### YOUR OBJECTIVE
In the material below, count the lines with the word "diagram" and state that number only.

### RECORDS FOR THIS TASK

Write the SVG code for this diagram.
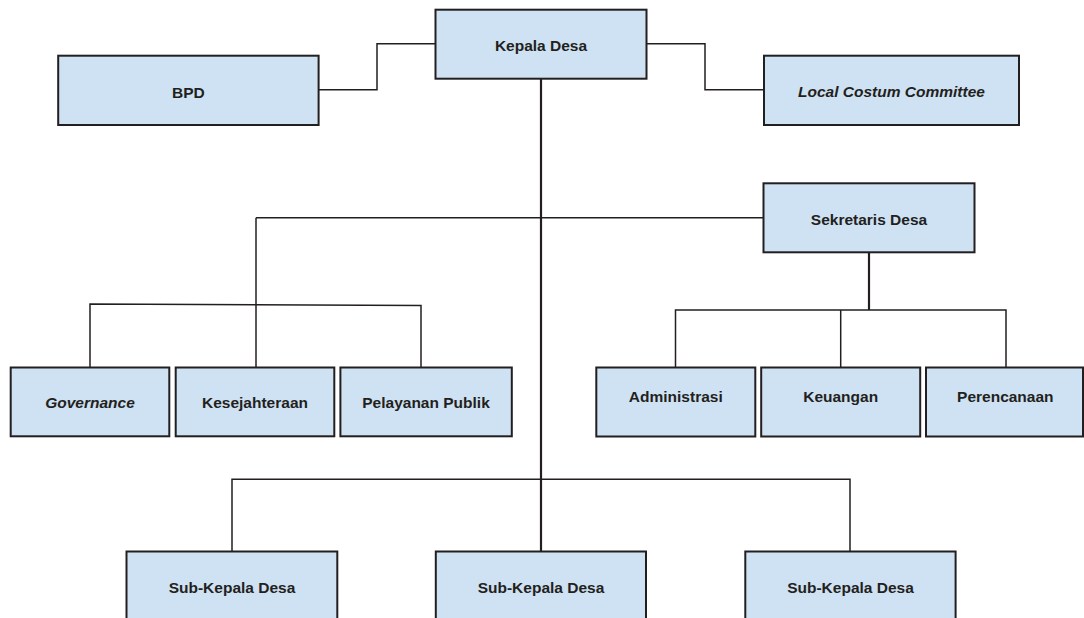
<svg xmlns="http://www.w3.org/2000/svg" width="1084" height="618" viewBox="0 0 1084 618">
<style>
.box{fill:#cfe2f3;stroke:#231f20;stroke-width:2}
.lbl{font-family:"Liberation Sans",Arial,sans-serif;font-weight:bold;font-size:15.5px;fill:#231f20;text-anchor:middle;dominant-baseline:central}
.it{font-style:italic}
.ln{fill:none;stroke:#231f20;stroke-width:1.5}
.main{fill:none;stroke:#231f20;stroke-width:2.2}
</style>
<rect width="1084" height="618" fill="#ffffff"/>
<g id="connectors">
<polyline class="ln" points="318.6,89.7 377,89.7 377,43.7 435.5,43.7"/>
<polyline class="ln" points="646.5,43.7 705,43.7 705,89.7 764,89.7"/>
<line class="main" x1="541" y1="79" x2="541" y2="551.5"/>
<line class="ln" x1="256" y1="217.7" x2="764" y2="217.7"/>
<line class="ln" x1="256" y1="217.7" x2="256" y2="367.5"/>
<polyline class="ln" points="90,367.5 90,304 421,305.5 421,367.5"/>
<line class="main" x1="869" y1="252" x2="869" y2="310"/>
<polyline class="ln" points="675.5,367.5 675.5,310 1006,310 1006,367.5"/>
<line class="ln" x1="840.7" y1="310" x2="840.7" y2="367.5"/>
<polyline class="ln" points="232,551.5 232,479.3 850,479.3 850,551.5"/>
</g>
<g id="kepala-desa"><rect class="box" x="435.5" y="9.7" width="211" height="69"/><text class="lbl" x="541" y="45.5">Kepala Desa</text></g>
<g id="bpd"><rect class="box" x="58.2" y="55.7" width="260.4" height="69.3"/><text class="lbl" x="188.4" y="92.5">BPD</text></g>
<g id="lcc"><rect class="box" x="764" y="55.7" width="255" height="69.3"/><text class="lbl it" x="891.5" y="91">Local Costum Committee</text></g>
<g id="sekretaris-desa"><rect class="box" x="763.5" y="183.3" width="211" height="69"/><text class="lbl" x="869" y="219">Sekretaris Desa</text></g>
<g id="governance"><rect class="box" x="10.7" y="367.5" width="158.6" height="68.8"/><text class="lbl it" x="90" y="402.7">Governance</text></g>
<g id="kesejahteraan"><rect class="box" x="175.7" y="367.5" width="158.6" height="68.8"/><text class="lbl" x="255" y="402.7">Kesejahteraan</text></g>
<g id="pelayanan-publik"><rect class="box" x="340.4" y="367.5" width="171.4" height="68.8"/><text class="lbl" x="426" y="402.7">Pelayanan Publik</text></g>
<g id="administrasi"><rect class="box" x="596.3" y="367.5" width="159" height="69"/><text class="lbl" x="675.8" y="396.7">Administrasi</text></g>
<g id="keuangan"><rect class="box" x="761.2" y="367.5" width="159" height="69"/><text class="lbl" x="840.7" y="396.7">Keuangan</text></g>
<g id="perencanaan"><rect class="box" x="926" y="367.5" width="157" height="69"/><text class="lbl" x="1005.3" y="396.3">Perencanaan</text></g>
<g id="sub-kepala-desa-1"><rect class="box" x="126.5" y="551.5" width="210.8" height="90"/><text class="lbl" x="232" y="587.7">Sub-Kepala Desa</text></g>
<g id="sub-kepala-desa-2"><rect class="box" x="435.8" y="551.5" width="210.2" height="90"/><text class="lbl" x="541" y="587.7">Sub-Kepala Desa</text></g>
<g id="sub-kepala-desa-3"><rect class="box" x="745.3" y="551.5" width="210.3" height="90"/><text class="lbl" x="850.5" y="587.7">Sub-Kepala Desa</text></g>
</svg>
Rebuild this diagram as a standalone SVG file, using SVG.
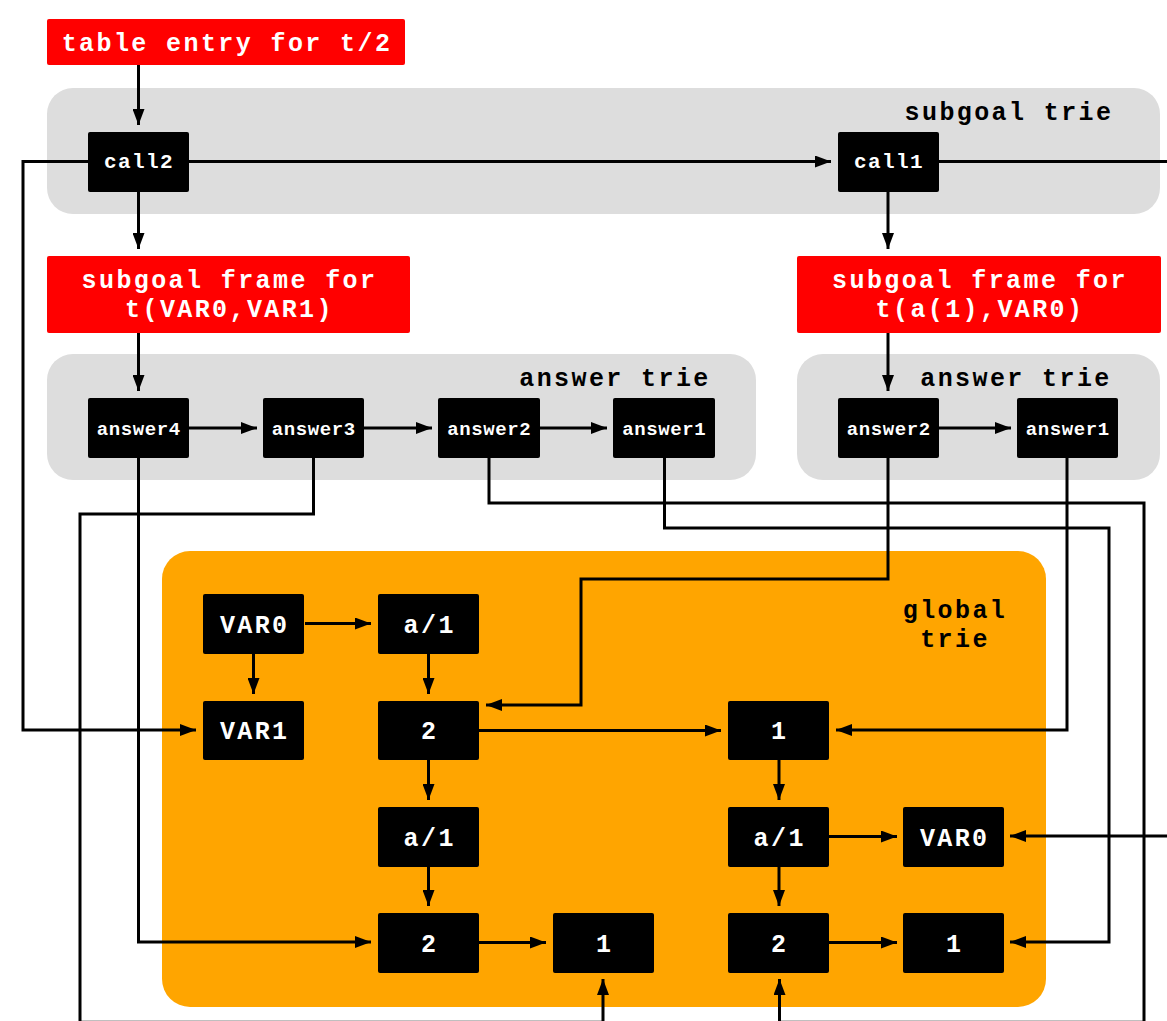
<svg xmlns="http://www.w3.org/2000/svg" width="1167" height="1021" viewBox="0 0 1167 1021">
<style>
text{font-family:"Liberation Mono","Courier New",monospace;font-weight:bold;text-anchor:middle}
.red{fill:#ff0000}
.gray{fill:#dddddd}
.orange{fill:#ffa500}
.box{fill:#000000}
.wt{fill:#ffffff}
.big{font-size:25px;letter-spacing:2.4px}
.call{font-size:21px;letter-spacing:1.4px;fill:#ffffff}
.ans{font-size:19px;letter-spacing:0.6px;fill:#ffffff}
.lbl{font-size:25px;letter-spacing:2.4px;fill:#000000}
.c{fill:none;stroke:#000000;stroke-width:3;marker-end:url(#ah)}
</style>
<defs>
<marker id="ah" viewBox="0 0 16 12" markerWidth="16" markerHeight="12" refX="16" refY="6" orient="auto" markerUnits="userSpaceOnUse"><path d="M0,0 L16,6 L0,12 z" fill="#000"/></marker>
</defs>
<rect width="1167" height="1021" fill="#ffffff"/>

<g id="containers">
<g id="subgoal-trie"><rect class="gray" x="47" y="88" width="1113" height="126" rx="26"/><text class="lbl" x="1009" y="120">subgoal trie</text></g>
<g id="answer-trie-1"><rect class="gray" x="47" y="354" width="709" height="126" rx="26"/><text class="lbl" x="615" y="386">answer trie</text></g>
<g id="answer-trie-2"><rect class="gray" x="797" y="354" width="363" height="126" rx="26"/><text class="lbl" x="1016" y="386">answer trie</text></g>
<g id="global-trie"><rect class="orange" x="162" y="551" width="884" height="456" rx="28"/><text class="lbl" x="955" y="618">global</text><text class="lbl" x="955" y="647">trie</text></g>
</g>

<g id="connectors">
<path class="c" d="M138.5,65 V125"/>
<path class="c" d="M189,161.5 H831"/>
<path class="c" d="M939,161.5 H1175 V836 H1010"/>
<path class="c" d="M89,161.5 H23 V730 H196"/>
<path class="c" d="M138.5,192 V249"/>
<path class="c" d="M888,192 V249"/>
<path class="c" d="M138.5,333 V391"/>
<path class="c" d="M888,333 V391"/>
<path class="c" d="M189,428 H257"/>
<path class="c" d="M364,428 H432"/>
<path class="c" d="M540,428 H607"/>
<path class="c" d="M939,428 H1011"/>
<path class="c" d="M138.5,458 V942 H371"/>
<path class="c" d="M313.5,458 V514 H80 V1022.3 H603 V979"/>
<path class="c" d="M489,458 V503 H1144 V1022.3 H779.5 V979"/>
<path class="c" d="M664.5,458 V528 H1109 V942 H1010"/>
<path class="c" d="M1067,458 V730 H836"/>
<path class="c" d="M888,458 V579 H581 V705 H486"/>
<path class="c" d="M305,623.5 H371"/>
<path class="c" d="M253.5,654 V694"/>
<path class="c" d="M428.5,654 V694"/>
<path class="c" d="M479,730.5 H721"/>
<path class="c" d="M428.5,760 V800"/>
<path class="c" d="M428.5,867 V906"/>
<path class="c" d="M479,942.5 H546"/>
<path class="c" d="M779,760 V800"/>
<path class="c" d="M829,836.5 H897"/>
<path class="c" d="M779,867 V906"/>
<path class="c" d="M829,942.5 H897"/>
</g>

<g id="table-entry"><rect class="red" x="47" y="19" width="358" height="46" rx="2"/><text class="big wt" x="227" y="51">table entry for t/2</text></g>
<g id="call2"><rect class="box" x="88" y="132" width="101" height="60" rx="2"/><text class="call" x="139" y="168">call2</text></g>
<g id="call1"><rect class="box" x="838" y="132" width="101" height="60" rx="2"/><text class="call" x="889" y="168">call1</text></g>
<g id="frame-1"><rect class="red" x="47" y="256" width="363" height="77" rx="2"/><text class="big wt" x="229.5" y="288">subgoal frame for</text><text class="big wt" x="229.5" y="317">t(VAR0,VAR1)</text></g>
<g id="frame-2"><rect class="red" x="797" y="256" width="364" height="77" rx="2"/><text class="big wt" x="980" y="288">subgoal frame for</text><text class="big wt" x="980" y="317">t(a(1),VAR0)</text></g>
<g id="answer4"><rect class="box" x="88" y="398" width="101" height="60" rx="2"/><text class="ans" x="138.8" y="435">answer4</text></g>
<g id="answer3"><rect class="box" x="263" y="398" width="101" height="60" rx="2"/><text class="ans" x="313.8" y="435">answer3</text></g>
<g id="answer2-a"><rect class="box" x="438" y="398" width="102" height="60" rx="2"/><text class="ans" x="489.3" y="435">answer2</text></g>
<g id="answer1-a"><rect class="box" x="613" y="398" width="102" height="60" rx="2"/><text class="ans" x="664.3" y="435">answer1</text></g>
<g id="answer2-b"><rect class="box" x="838" y="398" width="101" height="60" rx="2"/><text class="ans" x="888.8" y="435">answer2</text></g>
<g id="answer1-b"><rect class="box" x="1017" y="398" width="101" height="60" rx="2"/><text class="ans" x="1067.8" y="435">answer1</text></g>

<g id="g-var0"><rect class="box" x="203" y="594" width="101" height="60" rx="2"/><text class="big wt" x="254.7" y="633">VAR0</text></g>
<g id="g-a1-top"><rect class="box" x="378" y="594" width="101" height="60" rx="2"/><text class="big wt" x="429.7" y="633">a/1</text></g>
<g id="g-var1"><rect class="box" x="203" y="701" width="101" height="59" rx="2"/><text class="big wt" x="254.7" y="739">VAR1</text></g>
<g id="g-2-mid"><rect class="box" x="378" y="701" width="101" height="59" rx="2"/><text class="big wt" x="429.7" y="739">2</text></g>
<g id="g-1-mid"><rect class="box" x="728" y="701" width="101" height="59" rx="2"/><text class="big wt" x="779.7" y="739">1</text></g>
<g id="g-a1-left"><rect class="box" x="378" y="807" width="101" height="60" rx="2"/><text class="big wt" x="429.7" y="846">a/1</text></g>
<g id="g-a1-right"><rect class="box" x="728" y="807" width="101" height="60" rx="2"/><text class="big wt" x="779.7" y="846">a/1</text></g>
<g id="g-var0-right"><rect class="box" x="903" y="807" width="101" height="60" rx="2"/><text class="big wt" x="954.7" y="846">VAR0</text></g>
<g id="g-2-bl"><rect class="box" x="378" y="913" width="101" height="60" rx="2"/><text class="big wt" x="429.7" y="952">2</text></g>
<g id="g-1-bl"><rect class="box" x="553" y="913" width="101" height="60" rx="2"/><text class="big wt" x="604.7" y="952">1</text></g>
<g id="g-2-br"><rect class="box" x="728" y="913" width="101" height="60" rx="2"/><text class="big wt" x="779.7" y="952">2</text></g>
<g id="g-1-br"><rect class="box" x="903" y="913" width="101" height="60" rx="2"/><text class="big wt" x="954.7" y="952">1</text></g>
</svg>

### FULL ANSWER
2